Christine Smith, the council's innovation program manager, said that of the 38 proposals reviewed for the grants, about half included a Brown representative as a primary proposer.

"It just gives you an idea of the level of research activity that's being conducted at Brown," she said. "It's representative of the environment."

The projects included research of an anti-cancer drug found in turmeric, a spice used in Indian curry, and the development of an instrument allowing three-dimensional vision of the bladder that would allow urologists to detect bladder cancer in its earliest stages, according to the grant-winners.

Associate Professor of Engineering and Computer Science Gabriel Taubin is researching the 3-D camera with George Haleblian and Gyan Pareek of the Rhode Island Hospital and Jason Harry of Lucidux Corporation. The team was awarded $199,895, according to the Business News.

"We are very excited because this (grant) will give us the resources to work on this problem," he said. "As we make progress within six months or so, we will be able to make the project bigger and get more funding and eventually commissioning."

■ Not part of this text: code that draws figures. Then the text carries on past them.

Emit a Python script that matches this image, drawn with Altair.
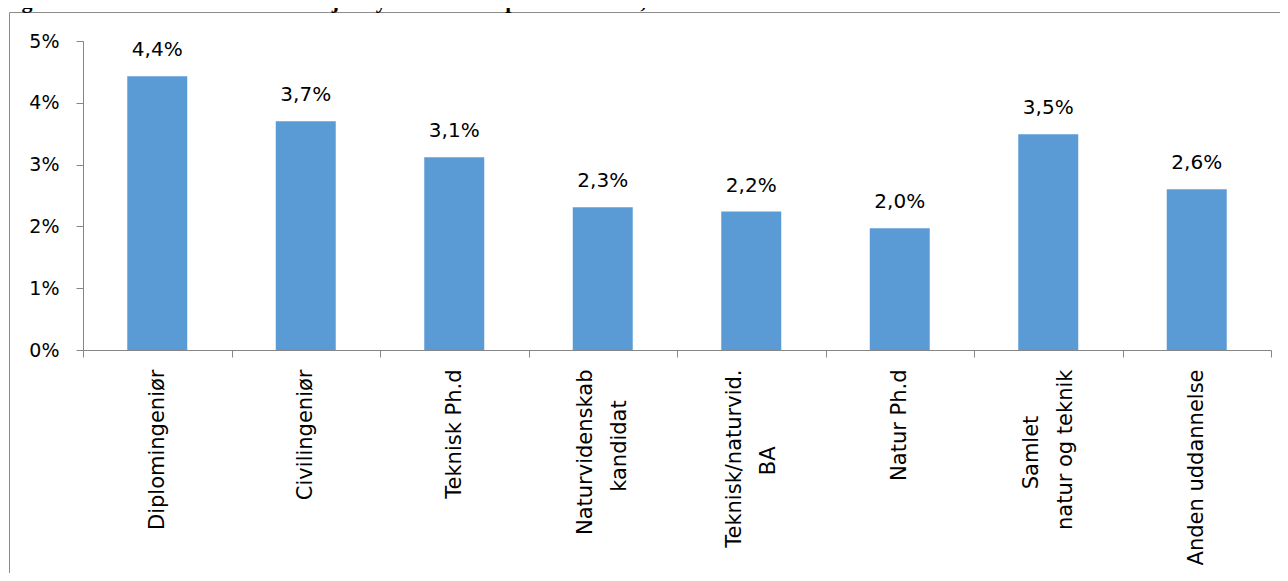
import altair as alt
import pandas as pd

# ---- data ----
categories = [
    "Diplomingeniør",
    "Civilingeniør",
    "Teknisk Ph.d",
    "Naturvidenskab\nkandidat",
    "Teknisk/naturvid.\nBA",
    "Natur Ph.d",
    "Samlet\nnatur og teknik",
    "Anden uddannelse",
]
shares = [0.0443, 0.0370, 0.0312, 0.0231, 0.0224, 0.0197, 0.0349, 0.0260]
y_ticks = [0.0, 0.01, 0.02, 0.03, 0.04, 0.05]
title_text = "Figur 1 Andel iværksættere af arbejdsstyrken fordelt på uddannelse, 2013"

# blank (braille-blank) cells appended to the shorter line of two-line labels so that the
# lines of a label are centred on one another
short_line_pad = {"kandidat": 2, "BA": 5, "Samlet": 3}
BLANK = "\u2800"


def axis_label(label):
    """Lay a label out on a half-line grid so that every label block is centred on its band."""
    lines = [l + BLANK * short_line_pad.get(l, 0) for l in label.split("\n")]
    if len(lines) == 1:
        return BLANK + "\n" + lines[0]
    return ("\n" + BLANK + "\n").join(lines)


df = pd.DataFrame({"cat": [axis_label(c) for c in categories], "share": shares})
order = list(df["cat"])

FONT = "DejaVu Sans"
GREY = "#868686"
BAR = "#5B9BD5"

base = alt.Chart(df)

x_enc = alt.X(
    "cat:N",
    sort=order,
    title=None,
    scale=alt.Scale(paddingInner=0, paddingOuter=0),
    axis=alt.Axis(
        labelAngle=-90,
        labelAlign="right",
        labelBaseline="middle",
        labelFont=FONT,
        labelFontSize=21,
        labelColor="#000000",
        labelLineHeight=17,
        labelOffset=-17,
        labelLimit=400,
        labelPadding=12,
        labelExpr="split(datum.label, '\\n')",
        tickBand="extent",
        tickSize=7,
        tickColor=GREY,
        domainColor=GREY,
    ),
)
y_enc = alt.Y(
    "share:Q",
    title=None,
    scale=alt.Scale(domain=[0, 0.05], nice=False),
    axis=alt.Axis(
        values=y_ticks,
        format=".0%",
        grid=False,
        labelFont=FONT,
        labelFontSize=19,
        labelColor="#000000",
        labelPadding=17,
        tickSize=7,
        tickColor=GREY,
        domainColor=GREY,
    ),
)

bars = base.mark_bar(color=BAR, width=alt.RelativeBandSize(0.404)).encode(x=x_enc, y=y_enc)

labels = (
    base.transform_calculate(lbl="replace(format(datum.share, '.1%'), '.', ',')")
    .mark_text(font=FONT, fontSize=20, color="#000000", baseline="alphabetic", dy=-20)
    .encode(x=alt.X("cat:N", sort=order), y="share:Q", text="lbl:N")
)

frame = (
    alt.Chart(pd.DataFrame({"k": [0]}))
    .mark_rect(filled=False, stroke="#8c8c8c", strokeWidth=1)
    .encode(x=alt.value(-73.5), x2=alt.value(1300), y=alt.value(-28.5), y2=alt.value(700))
)

title = (
    alt.Chart(pd.DataFrame({"t": [title_text]}))
    .mark_text(
        font="Liberation Serif",
        fontSize=22,
        fontWeight="bold",
        color="#000000",
        align="left",
        baseline="alphabetic",
    )
    .encode(text="t:N", x=alt.value(-81), y=alt.value(-33.5))
)

chart = (
    alt.layer(frame, bars, labels, title)
    .properties(
        width=1188,
        height=309,
        padding={"left": 75, "top": 33, "right": 9, "bottom": 223},
        autosize=alt.AutoSizeParams(type="none"),
    )
    .configure_view(stroke=None)
)

chart.save("out.html", embed_options={"renderer": "svg", "actions": False})
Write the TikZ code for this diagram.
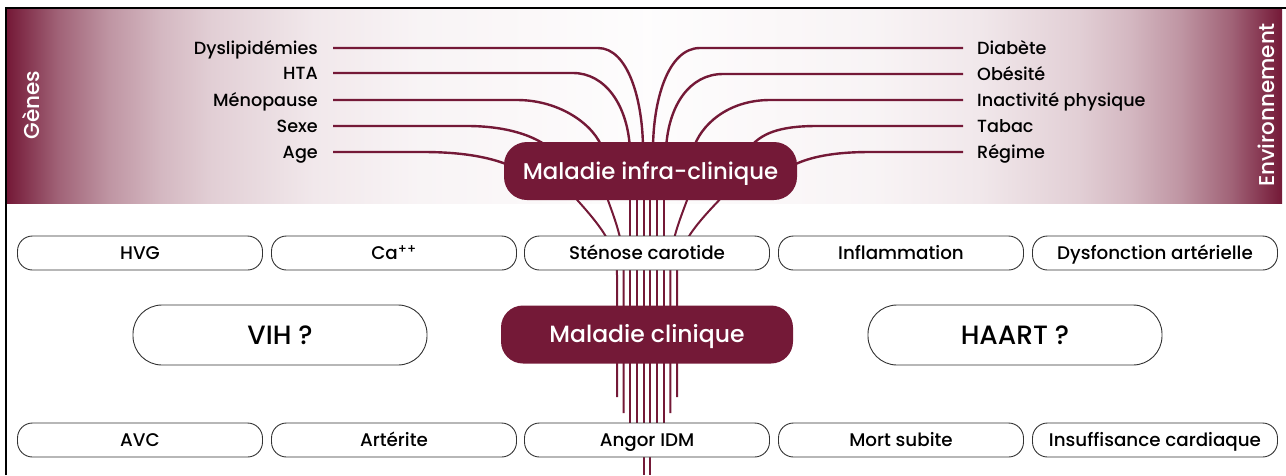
\documentclass[tikz,border=0pt]{standalone}
\usepackage{fontspec}
\setmainfont{Poppins}[UprightFont={* Medium}]
\definecolor{bordeaux}{RGB}{116,25,55}
\pgfdeclarelayer{bg}
\pgfsetlayers{bg,main}
% fond degrade des deux bandes laterales
\pgfdeclarehorizontalshading{fadeleft}{100bp}{color(0bp)=(bordeaux); color(25bp)=(bordeaux);
  color(29bp)=(bordeaux!68); color(33bp)=(bordeaux!46); color(37bp)=(bordeaux!31);
  color(41bp)=(bordeaux!21); color(49bp)=(bordeaux!10); color(57bp)=(bordeaux!5);
  color(75bp)=(bordeaux!1); color(100bp)=(bordeaux!1)}
\pgfdeclarehorizontalshading{faderight}{100bp}{color(0bp)=(bordeaux!1); color(25bp)=(bordeaux!1);
  color(43bp)=(bordeaux!5); color(51bp)=(bordeaux!10); color(59bp)=(bordeaux!21);
  color(63bp)=(bordeaux!31); color(67bp)=(bordeaux!46); color(71bp)=(bordeaux!68);
  color(75bp)=(bordeaux); color(100bp)=(bordeaux)}
\begin{document}
\begin{tikzpicture}[x=1pt,y=-1pt]
  \useasboundingbox (0,0) rectangle (1286,475);
  \tikzstyle{facteur}=[inner sep=0pt, text height=12.5pt, text depth=0pt, font=\fontsize{17.6}{20}\selectfont]
  \tikzstyle{cote}=[rotate=90, text=white, inner sep=0pt, font=\fontsize{21.5}{24}\selectfont]
  \tikzstyle{etape}=[draw=black!80, line width=0.9pt, fill=white, rounded corners=15pt, minimum width=245pt, minimum height=34pt, inner sep=0pt, text height=12.8pt, text depth=0pt, font=\fontsize{18.3}{21}\selectfont]
  \tikzstyle{question}=[draw=black!80, line width=0.9pt, fill=white, rounded corners=29pt, minimum width=294pt, minimum height=60pt, inner sep=0pt, text height=18pt, text depth=0pt, font=\fontsize{26.5}{30}\selectfont]
  \tikzstyle{maladie}=[fill=bordeaux, text=white, rounded corners=23pt, minimum width=293pt, minimum height=58pt, inner sep=0pt, text height=16pt, text depth=0pt, font=\fontsize{22.8}{26}\selectfont]
  \tikzstyle{fil}=[draw=bordeaux, line width=2.4pt]
  \tikzstyle{faisceau}=[draw=bordeaux, line width=2pt]

  \draw[line width=1.3pt] (6,475) -- (6,8) -- (1286,8);

  \node[cote] (genes) at (31,105) {Gènes};
  \node[cote] (env) at (1266,105) {Environnement};

  \node[facteur, anchor=east] (dys) at (318,48)  {Dyslipidémies};
  \node[facteur, anchor=east] (hta) at (318,73)  {HTA};
  \node[facteur, anchor=east] (meno) at (318,100) {Ménopause};
  \node[facteur, anchor=east] (sexe) at (318,126) {Sexe};
  \node[facteur, anchor=east] (age) at (318,152) {Age};

  \node[facteur, anchor=west] (diab) at (977,48)  {Diabète};
  \node[facteur, anchor=west] (obes) at (977,74)  {Obésité};
  \node[facteur, anchor=west] (inact) at (977,100) {Inactivité physique};
  \node[facteur, anchor=west] (tabac) at (977,126) {Tabac};
  \node[facteur, anchor=west] (regime) at (977,152) {Régime};

  \node[maladie] (infra) at (650.5,171) {Maladie infra-clinique};
  \node[maladie, rounded corners=22pt, minimum width=292pt, font=\fontsize{23.5}{27}\selectfont] (clin) at (647,334.5) {Maladie clinique};

  \node[etape] (hvg) at (140,253)  {HVG};
  \node[etape] (ca) at (394,253)   {Ca\textsuperscript{++}};
  \node[etape] (steno) at (647,253) {Sténose carotide};
  \node[etape] (inflam) at (901,253) {Inflammation};
  \node[etape] (dysf) at (1155,253) {Dysfonction artérielle};

  \node[question] (vih) at (280,335)  {VIH ?};
  \node[question] (haart) at (1015,335) {HAART ?};

  \node[etape] (avc) at (140,440)  {AVC};
  \node[etape] (arter) at (394,440) {Artérite};
  \node[etape] (angor) at (647,440) {Angor IDM};
  \node[etape] (mort) at (901,440) {Mort subite};
  \node[etape] (insuf) at (1155,440) {Insuffisance cardiaque};

  \begin{pgfonlayer}{bg}
    \shade[shading=fadeleft] (7,9) rectangle (647,203);
    \shade[shading=faderight] (647,9) rectangle (1282,203);

    \path[fil] ([xshift=15pt]dys.east) -- (598,48) .. controls (628,48) and (643,100) .. (643,150);
    \path[fil] ([xshift=15pt]hta.east) -- (573,73) .. controls (605,73) and (628,105) .. (630,150);
    \path[fil] ([xshift=15pt]meno.east) -- (517,100) .. controls (560,100) and (595,125) .. (603,150);
    \path[fil] ([xshift=15pt]sexe.east) -- (467,126) .. controls (505,126) and (535,135) .. (552,150);
    \path[fil] ([xshift=15pt]age.east) -- (423,152) .. controls (465,152) and (495,158) .. (515,168);

    \path[fil] ([xshift=-14pt]diab.west) -- (700,48) .. controls (668,48) and (653,100) .. (653,150);
    \path[fil] ([xshift=-14pt]obes.west) -- (723,74) .. controls (690,74) and (668,105) .. (666,150);
    \path[fil] ([xshift=-14pt]inact.west) -- (770,100) .. controls (728,100) and (700,125) .. (693,150);
    \path[fil] ([xshift=-14pt]tabac.west) -- (817,126) .. controls (780,126) and (760,133) .. (748,150);
    \path[fil] ([xshift=-14pt]regime.west) -- (870,152) .. controls (830,152) and (805,158) .. (788,168);

    % faisceau vers la maladie clinique
    \path[faisceau] (570,192) .. controls (600,225) and (617,245) .. (617,275) -- (617,397);
    \path[faisceau] (605,192) .. controls (615,220) and (623.7,240) .. (623.7,270) -- (623.7,413);
    \path[faisceau] (630.3,192) -- (630.3,430);
    \path[faisceau] (637,192) -- (637,430);
    \path[faisceau] (643.7,192) -- (643.7,475);
    \path[faisceau] (650.3,192) -- (650.3,475);
    \path[faisceau] (657,192) -- (657,430);
    \path[faisceau] (663.7,192) -- (663.7,430);
    \path[faisceau] (690,192) .. controls (680,220) and (670.3,240) .. (670.3,270) -- (670.3,413);
    \path[faisceau] (727,192) .. controls (695,225) and (677,245) .. (677,275) -- (677,397);
  \end{pgfonlayer}
\end{tikzpicture}
\end{document}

Smith said this is precisely what the grant is intended to do. "Its purpose is to provide funding at a catalytic stage of a group's work so that we can give them a jump-start until they apply for federal funding or commercialize the product," she said.

Wayne Bowen, chair of the Department of Molecular Pharmacology, Physiology, and Biotechnology, is researching the anti-cancerous qualities of turmeric with James Jacob of Organomed Corporation, a life sciences research company. The pair was awarded $200,000, according to the Business News.

"The spice has been shown to have lots of medicinal value and has been used for many years in Indian medicine," Bowen said. Curcumin is an "active component" in the spice's effect on cancer cells, but it is scarce in nature, he said. "Our goal is to determine whether there are other bio-available compounds that have anti-cancer activity."

He added that the council's grant will create many jobs for chemists at Organomed.

Providing jobs and aiding the economy are also an important goal of the grants, Smith said. After the proposals go through a peer review process by a scientist in the field, and are evaluated for their "intellectual merits and broader impacts," they are also reviewed for their economic impact by council members who are "active in the academic and business community," Smith explained.

"The proposals that are awarded grants represent the best of science as well as the strongest proposals for the purpose of the grant, which is to improve economic development in Rhode Island," Smith said.

With the state's current fiscal situation, Smith said the state government has considered cutting the council's funding by $200,000. "We're hopeful that won't happen," Smith said.

"There's a lot of support for this program and a really great need to do economic development across a continuum. We need programs that help people right now but also for the future."